Great article on Kris Johnson on ProJo this morning. It's honestly a really great read. I mean, at one point, Kris was here: “It got to the point where I was almost accepting failure every time out. It came to the point where I was expecting to lose.”
Poor Kris had a stint of over 300 days between victories in a start before he finally turned himself around.
Johnson blames his own arrogance for his troubles. He kicked off 2009 with a pair of good starts, and his head began to swell. He started to dream of a major-league callup.
“I started putting too much pressure on myself,” Johnson said. “I started saying, O.K., you can hopefully get called up, so you’ve got to start being even more perfect than you have been. And then everything snowballed. My very next start I got tattooed for like 8 runs.”
Despite the awful record, Red Sox brass believed in the 25-year-old, and Johnson was invited back to major-league spring training again this year. It was there that his transformation began. Johnson sat down with Red Sox pitching coach John Farrell, who told him to get back to the pitcher he was in 2008, when he put up a 3.63 ERA in Double-A Portland.
That was only the beginning. He still had to learn to trust himself. For that, he credits pitching coach Rich Sauveur. Johnson was forced to work out of the bullpen to start the year, and he wasn’t attacking hitters aggressively enough. The coach saw that Johnson was still tentative, afraid to throw balls over the middle of the plate.
“No pitcher wants to get hit. So last year, when I was really getting hit - and I got hit hard a lot -- it was like ‘Throw it and hope they don’t hit it,” Johnson said.
Sauveur told Johnson he needed to start taking chances, and quit trying to be perfect. Stop trying to be so fine. Just throw strikes.
It clicked. As he entered the starting rotation, Johnson began working off the fastball, starting hitters with strikes rather than falling behind in the count.

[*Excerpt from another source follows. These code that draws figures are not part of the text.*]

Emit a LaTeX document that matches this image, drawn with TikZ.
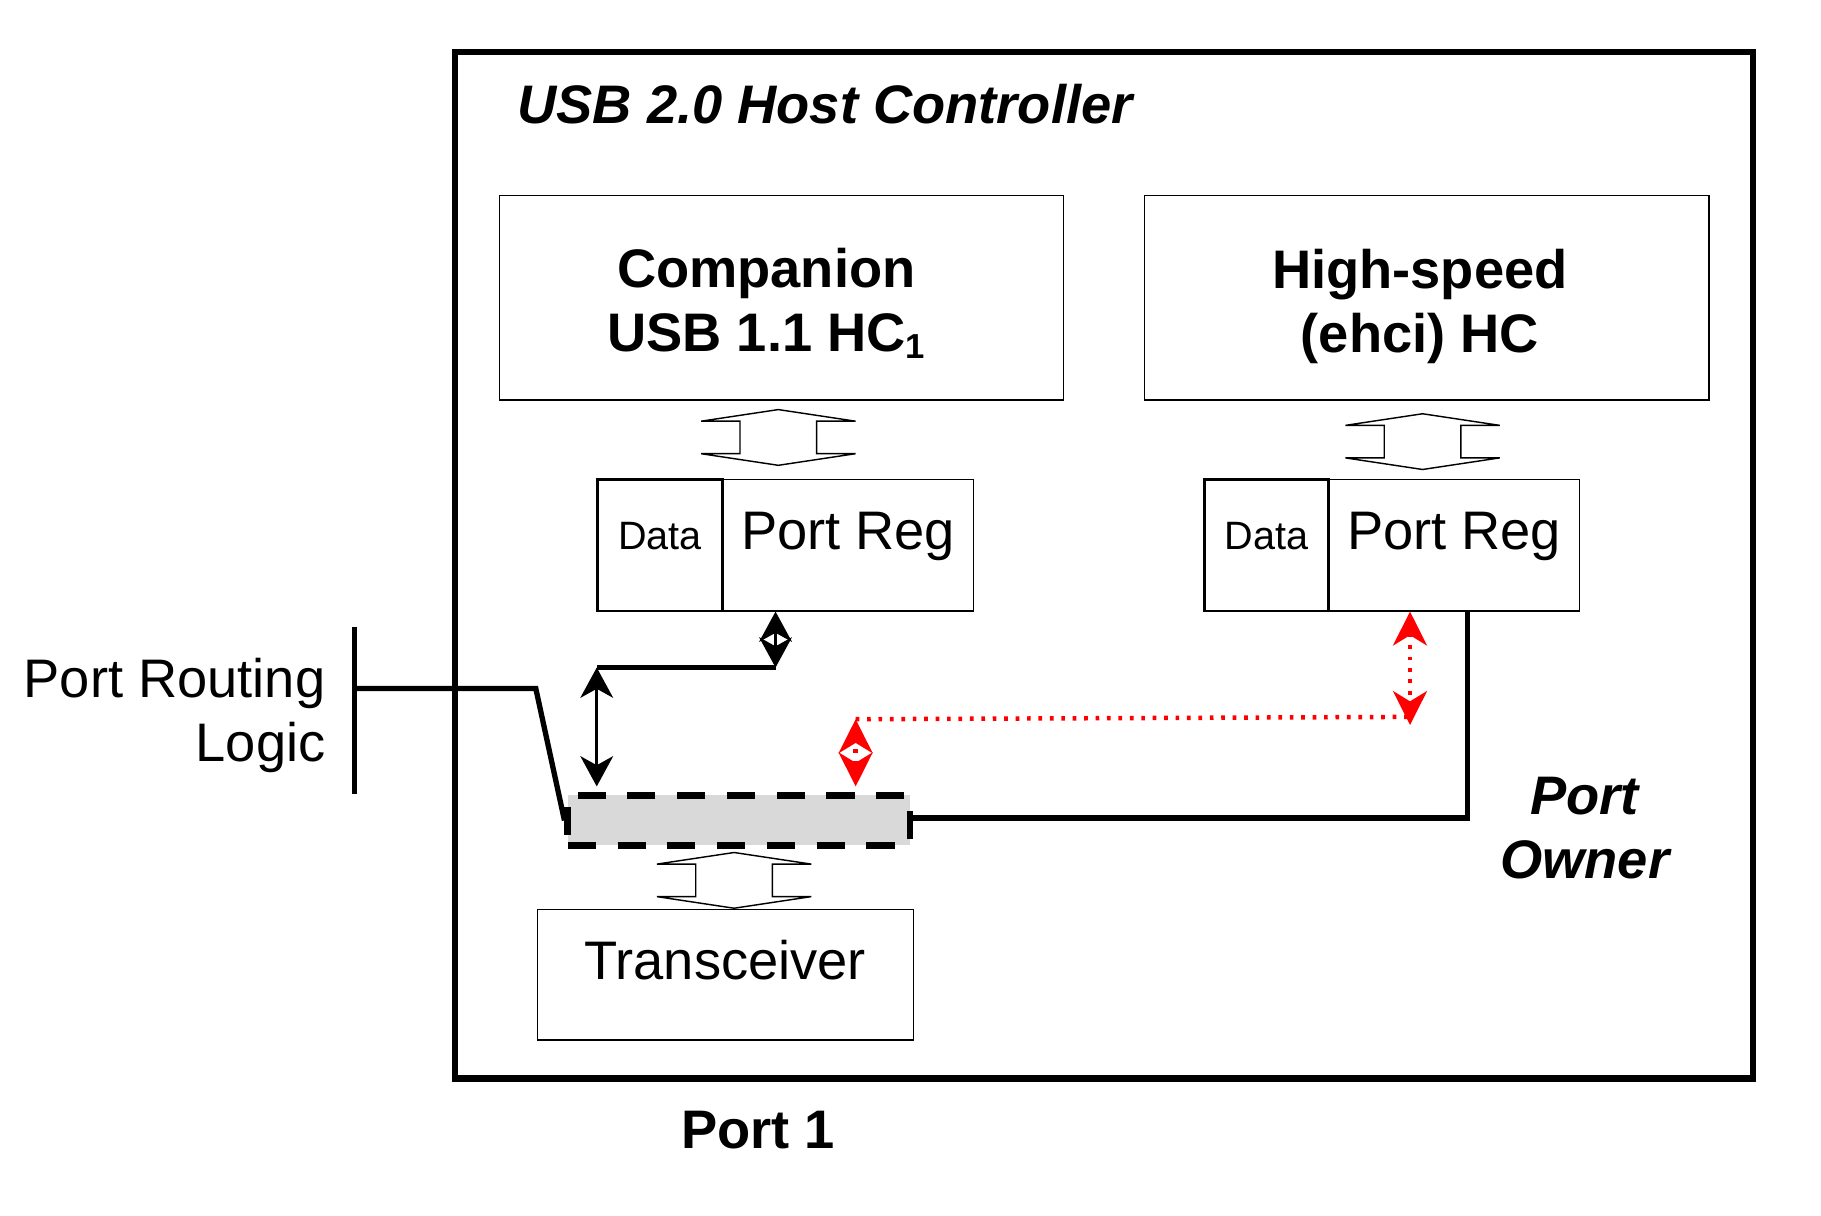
\documentclass[tikz,border=0pt]{standalone}
\usepackage{fontspec}
\setmainfont{Liberation Sans}
\usetikzlibrary{arrows.meta,positioning,calc}

\tikzset{
  big/.style={font=\fontsize{13.3}{15.6}\selectfont, inner sep=0pt},
  bigbold/.style={font=\fontsize{13.3}{15.6}\selectfont\bfseries, inner sep=0pt},
  bigslant/.style={font=\fontsize{13.3}{15.6}\selectfont\bfseries\itshape, inner sep=0pt},
  hcbox/.style={draw, line width=0.3pt, minimum width=48.6mm, minimum height=17.6mm},
  regbox/.style={draw, line width=0.3pt, inner sep=0pt, minimum width=21.6mm,
    text height=5.96mm, text depth=5.33mm, font=\fontsize{13.3}{15.6}\selectfont},
  databox/.style={draw, line width=0.7pt, inner sep=0pt, minimum width=10.7mm,
    text height=5.96mm, text depth=5.33mm, font=\fontsize{9.7}{11}\selectfont},
  muxbox/.style={draw, fill=black!15, line width=1.6pt, dash pattern=on 6.9pt off 5.3pt,
    minimum width=29.5mm, minimum height=4.3mm, inner sep=0pt},
  wire/.style={line width=1.3pt},
  blackarrow/.style={line width=0.8pt, >={Stealth[length=7.4pt, width=8pt, inset=2.2pt]}, <->},
  redarrow/.style={red, line width=1.1pt, dash pattern=on 0.9pt off 1.9pt,
    >={Stealth[length=8.3pt, width=8.3pt, inset=2.5pt]}, <->},
  reddots/.style={red, line width=1.1pt, dash pattern=on 0.9pt off 1.9pt},
  busarrow/.pic={
    \draw[line width=0.35pt] (0,-24) -- (66.5,-14) -- (33,-14) -- (33,14) -- (66.5,14)
      -- (0,24) -- (-66.5,14) -- (-33,14) -- (-33,-14) -- (-66.5,-14) -- cycle;
  }
}
\newcommand{\lowone}{\raisebox{-1.6pt}{\fontsize{8.5}{9}\selectfont 1}}

\begin{document}
\begin{tikzpicture}[x=0.1mm, y=-0.1mm]
    \useasboundingbox (0,0) rectangle (1568.5,1047.4);

    % USB 2.0 host controller frame
    \node[draw, line width=1.5pt, minimum width=111.8mm, minimum height=88.4mm, inner sep=0pt] (hc) at (951,487) {};
    \node[bigslant, anchor=base west] (title) at (445,106) {USB 2.0 Host Controller};

    % Companion and high-speed controllers
    \node[hcbox] (comp) at (673,256.5) {};
    \node[bigbold, align=center, anchor=base] (compname) at (660,302.9) {Companion\\USB 1.1 HC\lowone};
    \node[hcbox] (ehci) at (1229,256.5) {};
    \node[bigbold, align=center, anchor=base] (ehciname) at (1223,303.7) {High-speed\\(ehci) HC};

    % Port registers
    \node[regbox] (reg1) at (730.5,469.8) {Port Reg};
    \node[databox] (data1) at (568.5,469.8) {Data};
    \node[regbox] (reg2) at (1252.5,469.8) {Port Reg};
    \node[databox] (data2) at (1091,469.8) {Data};

    % Port switch and transceiver
    \node[muxbox] (mux) at (636.5,706.7) {};
    \node[draw, line width=0.3pt, minimum width=32.4mm, big, text height=6.03mm, text depth=5.23mm] (xcvr) at (624.75,839.5) {Transceiver};

    % Bus arrows
    \pic at (670.4,376.8) {busarrow};
    \pic at (1225.3,380.4) {busarrow};
    \pic at (632.3,758.3) {busarrow};

    % Companion data path
    \coordinate (bend1) at (668,575);
    \coordinate (bend2) at (514,575);
    \draw[blackarrow] (reg1.south -| bend1) -- (bend1);
    \draw[wire] (bend1) -- (bend2);
    \draw[blackarrow] (bend2) -- ($(mux.north -| bend2)+(0,-5)$);

    % High-speed data path
    \coordinate (rl) at (737,619.5);
    \coordinate (rr) at (1214.5,617.5);
    \draw[redarrow] ($(mux.north -| rl)+(0,-5)$) -- (rl);
    \draw[reddots] (rl) -- (rr);
    \draw[redarrow] (reg2.south -| rr) -- ($(rr)+(0,7)$);

    % Port routing logic
    \node[big, align=right, anchor=base east] (prl) at (281,656) {Port Routing\\Logic};
    \coordinate (bartop) at (305.5,540);
    \coordinate (barbot) at (305.5,684);
    \coordinate (tap) at (305.5,593);
    \draw[wire] (bartop) -- (barbot);
    \draw[wire] (tap) -- (461.5,593) -- (mux.west);

    % Port owner select
    \coordinate (own) at ($(reg2.south)+(11.5,0)$);
    \draw[wire] (own) |- ($(mux.east)+(0,-2)$);
    \node[bigslant, align=center, anchor=base] (owner) at (1365,756.5) {Port\\Owner};

    \node[bigbold, anchor=base] (port) at (653,989) {Port 1};
\end{tikzpicture}
\end{document}
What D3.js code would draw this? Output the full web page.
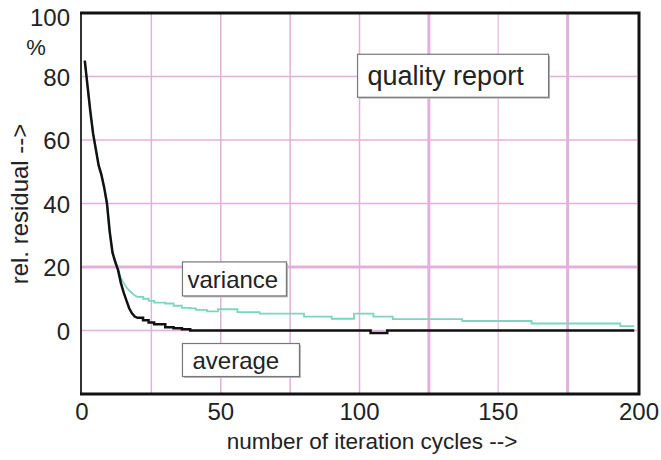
<!DOCTYPE html>
<html>
  <body style="margin:0;background:#fff">
    <script src="https://cdn.jsdelivr.net/npm/d3@7"></script>
    <script type="text/javascript">

      const width = 661;
      const height = 460;

      // iteration cycle at which each value starts
      const cycles = [1, 2, 3, 4, 5, 6, 7, 8, 9, 10, 11, 12, 13, 14, 15, 16, 17, 18, 19, 20,
        22, 24, 26, 30, 33, 36, 39, 41, 45, 49, 56, 64, 80, 90, 98, 104, 105, 110, 112, 137, 162, 194, 199];
      const average = [85, 77, 69, 62, 57, 52, 49, 45, 40, 31, 24.5, 21.5, 19, 15, 12, 9.5, 7, 5.4, 4.4, 4,
        3.2, 2.5, 2, 1, 0.7, 0.4, 0, 0, 0, 0, 0, 0, 0, 0, 0, -0.8, -0.8, 0, 0, 0, 0, 0, 0];
      const variance = [85, 77, 69, 62, 57, 52, 49, 45, 40, 31, 24.5, 22, 19.5, 16.5, 15, 13.6, 12.6, 11.8, 11, 10.6,
        10, 9.3, 8.8, 8.5, 7.8, 7.1, 7, 6.5, 6, 6.7, 5.8, 5.3, 4.4, 3.7, 5.3, 5.3, 4.4, 4.4, 3.6, 3, 2.2, 1.4, 1.4];

      const xTicks = [0, 50, 100, 150, 200];
      const yTicks = [0, 20, 40, 60, 80, 100];
      const xGrid = [25, 50, 75, 100, 125, 150, 175];
      const yGrid = [0, 20, 40, 60, 80];

      const svg = d3.select('body')
        .append('svg')
        .attr('width', width)
        .attr('height', height)
        .style('font-family', '"Liberation Sans", Arial, sans-serif');

      const xScale = d3.scaleLinear().domain([0, 200]).range([82, 637]);
      const yScale = d3.scaleLinear().domain([-20, 100]).range([394, 13]);

      const gridColor = '#e2b0da';

      // grid
      svg.append('g')
        .selectAll('line')
        .data(xGrid)
        .enter()
        .append('line')
        .attr('x1', (d) => xScale(d))
        .attr('x2', (d) => xScale(d))
        .attr('y1', yScale(100))
        .attr('y2', yScale(-20))
        .attr('stroke', (d) => d === 150 ? '#ecc6e6' : gridColor)
        .attr('stroke-width', (d) => (d === 125 || d === 175) ? 3 : 1.5);

      svg.append('g')
        .selectAll('line')
        .data(yGrid)
        .enter()
        .append('line')
        .attr('x1', xScale(0))
        .attr('x2', xScale(200))
        .attr('y1', (d) => yScale(d))
        .attr('y2', (d) => yScale(d))
        .attr('stroke', gridColor)
        .attr('stroke-width', (d) => d === 20 ? 3 : 1.5);

      // steep start drawn straight, flat tail drawn as steps
      const split = cycles.indexOf(20);
      const seriesPath = (values) => {
        const pts = cycles.map((c, i) => [xScale(c), yScale(values[i])]);
        const head = d3.line()(pts.slice(0, split + 1));
        const tail = d3.line().curve(d3.curveStepAfter)(pts.slice(split));
        return head + 'L' + tail.slice(1);
      };

      svg.append('path')
        .attr('d', seriesPath(variance))
        .attr('fill', 'none')
        .attr('stroke', '#7ad6be')
        .attr('stroke-width', 1.8);

      svg.append('path')
        .attr('d', seriesPath(average))
        .attr('fill', 'none')
        .attr('stroke', '#111')
        .attr('stroke-width', 2.5);

      // frame
      svg.append('line')
        .attr('x1', xScale(0) - 1).attr('x2', xScale(0) - 1)
        .attr('y1', yScale(100)).attr('y2', yScale(-20))
        .attr('stroke', '#333').attr('stroke-width', 2);
      svg.append('path')
        .attr('d', `M${xScale(0) - 2},${yScale(100)}H${xScale(200) + 2}V${yScale(-20)}H${xScale(0) - 2}`)
        .attr('fill', 'none')
        .attr('stroke', '#111')
        .attr('stroke-width', 3);

      // tick labels
      svg.append('g')
        .selectAll('text')
        .data(yTicks)
        .enter()
        .append('text')
        .attr('x', 70)
        .attr('y', (d) => yScale(d) + 9 + (d === 100 ? 4 : 0))
        .attr('text-anchor', 'end')
        .attr('font-size', 24)
        .attr('fill', '#222')
        .text((d) => d);

      svg.append('text')
        .attr('x', 36).attr('y', 55)
        .attr('text-anchor', 'middle')
        .attr('font-size', 22)
        .attr('fill', '#222')
        .text('%');

      svg.append('g')
        .selectAll('text')
        .data(xTicks)
        .enter()
        .append('text')
        .attr('x', (d) => xScale(d) + (d === 200 ? 2 : 0))
        .attr('y', 420)
        .attr('text-anchor', 'middle')
        .attr('font-size', 24)
        .attr('fill', '#222')
        .text((d) => d);

      svg.append('text')
        .attr('x', 372).attr('y', 449)
        .attr('text-anchor', 'middle')
        .attr('font-size', 22.5)
        .attr('fill', '#222')
        .text('number of iteration cycles -->');

      svg.append('text')
        .attr('transform', 'translate(28, 204) rotate(-90)')
        .attr('text-anchor', 'middle')
        .attr('font-size', 24)
        .attr('fill', '#222')
        .text('rel. residual -->');

      // labelled boxes
      const boxes = [
        { text: 'quality report', x: 99.3, y: 87, w: 191, h: 43, size: 27, pad: 10 },
        { text: 'variance', x: 36.2, y: 21.6, w: 104, h: 34, size: 24, pad: 5 },
        { text: 'average', x: 36.2, y: -4.1, w: 117, h: 33, size: 24, pad: 10 },
      ];
      const boxG = svg.append('g')
        .selectAll('g')
        .data(boxes)
        .enter()
        .append('g')
        .attr('transform', (d) => `translate(${xScale(d.x)}, ${yScale(d.y)})`);
      boxG.append('rect')
        .attr('x', 1.5).attr('y', 1.5)
        .attr('width', (d) => d.w).attr('height', (d) => d.h)
        .attr('fill', '#bbb');
      boxG.append('rect')
        .attr('width', (d) => d.w).attr('height', (d) => d.h)
        .attr('fill', '#fff')
        .attr('stroke', '#777')
        .attr('stroke-width', 1.2);
      boxG.append('text')
        .attr('x', (d) => d.pad)
        .attr('y', (d) => d.h / 2 + d.size * 0.36)
        .attr('font-size', (d) => d.size)
        .attr('fill', '#222')
        .text((d) => d.text);

    </script>
  </body>
</html>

Now, he can use his strong secondary pitches -- his changeup, his curve, his cutter -- to maximum effect.
Success came almost immediately, and Sauveur could see the confidence start to well up inside the young lefty.
“It’s not so much a fake confidence that he showed last year, because he would walk around and look O.K. - but now he’s walking around and it’s coming out of him,” Sauveur said.
This is just so, so rewarding. See, hard work really can do things for you. So happy for you, Kris!